When we pray "forgive us our trespasses as we forgive those who trespass against us" we are connecting the healing power of His own blood to our own lives.  It becomes either the force to move us to the choice to forgive others or it will become the barrier that prevents us from the clear conscience that is His gift of forgiveness.

It is said that St. Therese of Avila wrote that “The only thing we will thank God for when we get to Heaven will be our crosses.” Imagine that.  The things we curse and the burdens we bear today will become the occasions for our gratitude.  Why?  Because through them God worked in us by His grace to kill the old man already dead in trespasses and sin and to bring forth the new person created in Christ Jesus for righteousness, peace, and joy.  In the same way St. Rose of Lima remarked that “Apart from the cross, there is no other ladder by which we may get to Heaven.”  In this she not means not only the cross of Christ by which we are saved by a cross shaped life in which Christ live in us and through us His mercy and grace -- primarily through the way we meet and endure the persecutions, terrors, threats, fears, and, yes, hurts of this mortal life.

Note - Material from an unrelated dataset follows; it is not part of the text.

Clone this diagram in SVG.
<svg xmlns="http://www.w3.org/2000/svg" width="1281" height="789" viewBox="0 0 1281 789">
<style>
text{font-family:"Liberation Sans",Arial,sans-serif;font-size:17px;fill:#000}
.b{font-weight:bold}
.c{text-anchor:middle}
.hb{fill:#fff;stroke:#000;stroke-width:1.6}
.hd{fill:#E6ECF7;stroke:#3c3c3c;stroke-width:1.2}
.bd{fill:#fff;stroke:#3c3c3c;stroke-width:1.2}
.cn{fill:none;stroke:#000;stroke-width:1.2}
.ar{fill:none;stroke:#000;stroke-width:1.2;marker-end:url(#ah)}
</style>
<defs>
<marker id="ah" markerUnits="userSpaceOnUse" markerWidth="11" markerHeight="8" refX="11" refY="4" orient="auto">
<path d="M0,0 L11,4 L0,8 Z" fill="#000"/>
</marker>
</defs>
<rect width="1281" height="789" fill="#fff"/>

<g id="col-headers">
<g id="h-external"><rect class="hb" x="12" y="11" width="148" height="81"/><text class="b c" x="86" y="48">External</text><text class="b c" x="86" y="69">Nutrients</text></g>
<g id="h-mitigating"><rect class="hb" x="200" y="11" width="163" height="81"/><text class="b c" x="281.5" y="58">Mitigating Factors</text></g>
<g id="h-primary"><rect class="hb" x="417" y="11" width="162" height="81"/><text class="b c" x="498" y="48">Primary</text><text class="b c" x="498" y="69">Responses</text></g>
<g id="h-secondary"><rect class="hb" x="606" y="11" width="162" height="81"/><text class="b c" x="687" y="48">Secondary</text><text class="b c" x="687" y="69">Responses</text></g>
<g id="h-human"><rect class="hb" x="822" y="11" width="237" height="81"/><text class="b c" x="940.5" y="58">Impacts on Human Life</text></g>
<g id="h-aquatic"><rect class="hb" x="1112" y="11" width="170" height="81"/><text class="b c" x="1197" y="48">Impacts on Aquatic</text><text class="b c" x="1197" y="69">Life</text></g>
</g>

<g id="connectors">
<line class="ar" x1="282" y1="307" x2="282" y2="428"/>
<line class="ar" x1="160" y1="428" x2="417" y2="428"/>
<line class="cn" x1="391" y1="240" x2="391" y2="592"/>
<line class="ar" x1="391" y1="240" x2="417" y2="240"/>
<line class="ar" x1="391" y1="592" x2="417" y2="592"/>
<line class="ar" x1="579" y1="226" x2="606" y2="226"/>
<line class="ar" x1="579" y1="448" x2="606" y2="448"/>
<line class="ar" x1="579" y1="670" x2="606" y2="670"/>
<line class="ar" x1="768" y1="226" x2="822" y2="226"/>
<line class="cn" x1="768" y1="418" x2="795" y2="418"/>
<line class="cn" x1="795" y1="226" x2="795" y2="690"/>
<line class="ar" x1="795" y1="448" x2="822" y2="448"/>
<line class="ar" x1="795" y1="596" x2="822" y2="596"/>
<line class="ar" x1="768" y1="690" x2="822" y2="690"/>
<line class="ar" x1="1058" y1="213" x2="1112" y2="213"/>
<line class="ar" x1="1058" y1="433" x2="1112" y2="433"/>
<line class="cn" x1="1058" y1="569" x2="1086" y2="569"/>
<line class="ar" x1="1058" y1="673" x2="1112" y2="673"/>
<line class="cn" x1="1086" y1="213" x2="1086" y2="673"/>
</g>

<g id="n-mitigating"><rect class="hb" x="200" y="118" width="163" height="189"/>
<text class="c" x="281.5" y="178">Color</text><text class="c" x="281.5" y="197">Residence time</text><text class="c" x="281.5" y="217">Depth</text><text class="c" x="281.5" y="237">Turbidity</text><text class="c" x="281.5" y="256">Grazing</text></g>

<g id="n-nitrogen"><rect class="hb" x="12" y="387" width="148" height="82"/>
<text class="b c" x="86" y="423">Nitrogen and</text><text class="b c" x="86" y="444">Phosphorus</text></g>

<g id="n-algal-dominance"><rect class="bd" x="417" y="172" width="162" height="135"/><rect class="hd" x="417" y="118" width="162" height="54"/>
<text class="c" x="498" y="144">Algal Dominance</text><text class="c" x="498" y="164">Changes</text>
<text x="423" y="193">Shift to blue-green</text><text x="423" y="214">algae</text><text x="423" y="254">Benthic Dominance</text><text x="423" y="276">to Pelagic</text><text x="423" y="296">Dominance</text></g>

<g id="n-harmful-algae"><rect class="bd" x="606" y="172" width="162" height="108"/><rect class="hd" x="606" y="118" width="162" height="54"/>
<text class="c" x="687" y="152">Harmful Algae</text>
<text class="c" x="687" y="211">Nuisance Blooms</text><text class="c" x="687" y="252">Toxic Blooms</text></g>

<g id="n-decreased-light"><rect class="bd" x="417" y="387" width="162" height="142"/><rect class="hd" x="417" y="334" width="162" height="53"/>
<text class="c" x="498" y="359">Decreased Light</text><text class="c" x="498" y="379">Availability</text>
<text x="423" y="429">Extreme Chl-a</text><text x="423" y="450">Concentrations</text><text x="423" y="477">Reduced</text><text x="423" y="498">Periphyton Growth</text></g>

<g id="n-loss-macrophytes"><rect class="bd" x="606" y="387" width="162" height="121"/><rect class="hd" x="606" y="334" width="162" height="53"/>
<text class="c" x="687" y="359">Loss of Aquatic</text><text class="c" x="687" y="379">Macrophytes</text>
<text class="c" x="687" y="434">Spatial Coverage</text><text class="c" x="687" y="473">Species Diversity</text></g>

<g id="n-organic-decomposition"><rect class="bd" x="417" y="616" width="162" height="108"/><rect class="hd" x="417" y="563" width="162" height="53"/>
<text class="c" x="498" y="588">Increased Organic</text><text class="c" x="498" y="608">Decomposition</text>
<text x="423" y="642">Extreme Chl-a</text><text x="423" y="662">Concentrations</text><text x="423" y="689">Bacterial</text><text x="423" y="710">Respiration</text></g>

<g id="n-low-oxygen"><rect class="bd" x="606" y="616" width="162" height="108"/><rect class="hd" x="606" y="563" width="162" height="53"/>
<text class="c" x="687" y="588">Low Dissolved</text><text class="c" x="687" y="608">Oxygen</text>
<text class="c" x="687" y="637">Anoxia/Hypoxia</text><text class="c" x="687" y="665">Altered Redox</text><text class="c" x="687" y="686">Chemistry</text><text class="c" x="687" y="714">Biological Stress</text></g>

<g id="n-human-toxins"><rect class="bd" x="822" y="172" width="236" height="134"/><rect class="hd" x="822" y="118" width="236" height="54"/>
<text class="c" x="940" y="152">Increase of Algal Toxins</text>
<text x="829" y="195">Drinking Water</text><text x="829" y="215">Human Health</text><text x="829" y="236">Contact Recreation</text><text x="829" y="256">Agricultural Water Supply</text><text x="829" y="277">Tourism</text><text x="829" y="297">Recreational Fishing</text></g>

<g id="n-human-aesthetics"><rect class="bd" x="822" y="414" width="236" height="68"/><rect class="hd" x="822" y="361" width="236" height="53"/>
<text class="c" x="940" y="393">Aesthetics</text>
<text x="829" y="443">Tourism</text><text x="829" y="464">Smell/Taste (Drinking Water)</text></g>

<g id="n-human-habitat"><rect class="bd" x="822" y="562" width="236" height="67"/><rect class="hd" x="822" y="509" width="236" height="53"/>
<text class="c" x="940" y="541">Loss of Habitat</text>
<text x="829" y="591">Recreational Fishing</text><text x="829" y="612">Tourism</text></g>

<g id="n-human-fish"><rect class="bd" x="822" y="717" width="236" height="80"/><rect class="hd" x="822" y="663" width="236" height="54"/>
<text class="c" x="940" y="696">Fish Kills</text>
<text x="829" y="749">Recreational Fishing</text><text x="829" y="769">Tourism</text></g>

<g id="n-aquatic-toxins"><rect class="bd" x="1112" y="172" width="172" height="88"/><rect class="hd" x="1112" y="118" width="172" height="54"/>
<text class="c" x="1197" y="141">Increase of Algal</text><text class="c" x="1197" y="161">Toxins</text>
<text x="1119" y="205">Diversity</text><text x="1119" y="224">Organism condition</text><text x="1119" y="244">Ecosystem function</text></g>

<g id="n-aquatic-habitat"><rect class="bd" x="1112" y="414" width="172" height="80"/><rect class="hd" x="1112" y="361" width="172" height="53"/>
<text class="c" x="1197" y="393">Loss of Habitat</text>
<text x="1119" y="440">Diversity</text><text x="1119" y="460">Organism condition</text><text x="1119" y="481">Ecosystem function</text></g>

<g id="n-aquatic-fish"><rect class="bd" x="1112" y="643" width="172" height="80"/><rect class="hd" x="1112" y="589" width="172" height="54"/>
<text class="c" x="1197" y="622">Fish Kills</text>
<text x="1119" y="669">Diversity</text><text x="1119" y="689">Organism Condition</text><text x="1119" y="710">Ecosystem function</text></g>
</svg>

So I encourage you to consider the hurtful memories that have become your torment and your prison and to extend Christ's forgiveness to those who have hurt you.  Do it not for their sake but for the sake of Christ and, ultimately, so that you will be free.  Pray for those who have hurt you -- not the prayer of pride that asks them to know and feel the pain they have caused but the humble prayer of faith that pleads for God to bring them to repentance and to know the healing power of His forgiveness that they may be set free as well.

To praise God in all things, as St. Paul encourages, is not to rejoice in want or pain but to acknowledge these in the face of something far greater.  God's healing grace is that pearl of great price and that treasure hidden in a field.  Rejoice in this gift and in the grace in which you stand and God will see your mind and heart and will to forgive others and redeem memory from its ransom of bitterness and hate.  Only then can memory again be a gift and a blessing.  Cleansed by the healing power of Christ, what we remember and who we remember become rich and pleasant journeys into yesterday from which we return thankful and at peace.  Think about this on the way to St. Valentine's Day.

2 comments:

Janis Williams said...

The refusal to forgive is what we see so plainly in today’s woke progressivism. Though they largely make no claim to Christianity, the truth of a failure to let go of real or imagined injuries is evident. If we as believers don’t want to end up as bitter, cancel-culture look-alikes, we must take Christ’s words to forgive as we have been forgiven seriously. We must realize just how much we have been forgiven. We should remind ourselves each day (because in each day we sin much) that we are baptized and forgiven children.

Ephesians 4:31-32
Let all bitterness and wrath and anger and clamor and slander be put away from you, along with all malice. Be kind to one another, tender-hearted, forgiving each other, just as God in Christ also has forgiven you.

Let us never mimic the pagan, unbelieving world.

Okiebud said...

It's not a constant battle, but I sometimes have thoughts pop into my head about how I could have better cared for my late wife. I loved her dearly, but more importantly, her Savior loves her and is now taking better care of her than I ever could. Are regrets to be considered equal to anger and unforgiveness as things we should repent of and release?